The Immigration Officer declares that there is no indication that Yutong Wu is
the proprietor of the condo. This is not so. On the basis of the evidence
before the decision-maker, this gentleman is the owner of the condominium.
There is no indication in the decision as to why the Immigration Officer would
refute that information.
[10]
In my view, it is unreasonable to require, for
instance, that an applicant would have to purchase an airline ticket, and incur
a significant cost, for the sole purpose of satisfying an Immigration Officer
that she intends to avail herself of the permanent residence visa she
requested. It would be more reasonable to purchase such an expensive ticket after
the Canadian authorities have confirmed that a visa will be delivered.

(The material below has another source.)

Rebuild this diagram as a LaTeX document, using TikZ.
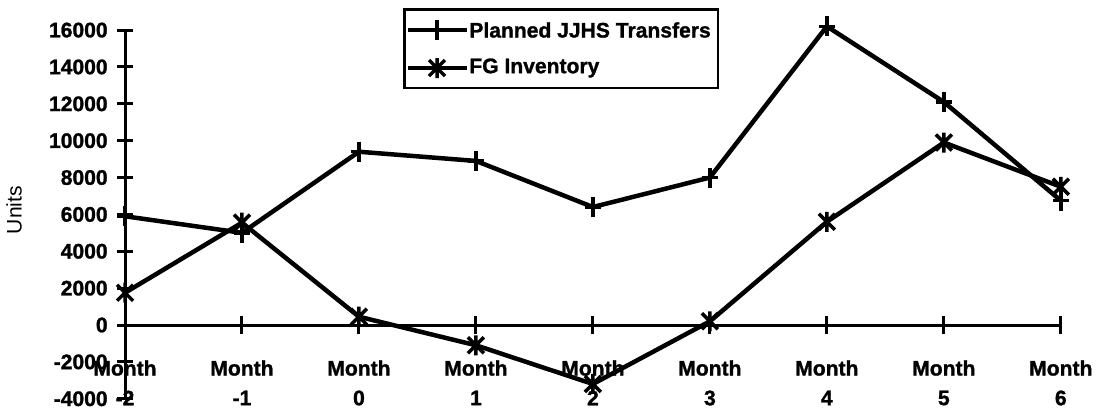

Similarly, there is no indication why the letter from the owner of the
condominium would not be sufficient and why a signed lease would be needed.
[11]
Accordingly, one is left with a refusal based on
concerns that were not raised in the fairness letter and for reasons that
appear on their face to be less than convincing. One has to consider that the
exchange of information was taking place some six months before the applicant
would make her way to Canada. Had the Immigration Officer had concerns about
the employment situation once in Toronto, she could, and I suggest she should,
have raised these with the applicant. Limiting her concerns to where the
applicant will reside in the Province of Quebec sets up the applicant for
failure if other concerns are present.
[12]
The respondent has alluded to the case law that
finds that there is no need to enter into a discussion with applicants about
their credibility or authenticity of information submitted in support of an
applicant (Hassani v Canada (Minister of Citizenship and Immigration),
2006 FC 1283, [2007] 3 FCR 501).
[13]
With respect, such is not the case here. The
respondent raised a very specific concern in the fairness letter: will the
applicant reside in the Province of Quebec. That is the matter that is
addressed squarely in the response. There is no further discussion of the
credibility or authenticity of that information. Rather, a completely different
issue, the return to Canada altogether, becomes the reason for the refusal. Black’s
Law Dictionary (West Group, 7th ed) defines “bait and switch” as “A sales
practice whereby a merchant advertises a low-priced product to lure customers
into the store only to induce them to buy a higher-priced product.”
Although most analogies are somewhat defective, this one illustrates the point
in that the applicant is lured into thinking that the issue is one thing, to be
told that it is something else of an even higher order.
[14]
I would not dispute that the concerns about the
residency in the Province of Quebec of the applicant were legitimate. In her initial
application, it was clear that following her studies in London, Ontario, she resided in the Province of Quebec and, indeed, held a job in the province.
However, it was incumbent on the Immigration Officer to deal with those
concerns on the basis of the information that was provided on March 19. They
were deemed to address the concerns raised in the fairness letter and, in my
estimation, it was not reasonable to deny the application for permanent
residence on a completely different basis not even alluded to. If doubts about
residency in Quebec deserved a fairness letter, doubts about a return to Canada were equally deserving of a fair warning.
[15]
As a result, the application for judicial review
is granted, and this application for permanent residence as a member of the
Canadian Experience Class has to be reassessed and determined anew by a
different immigration officer. There is no question for certification.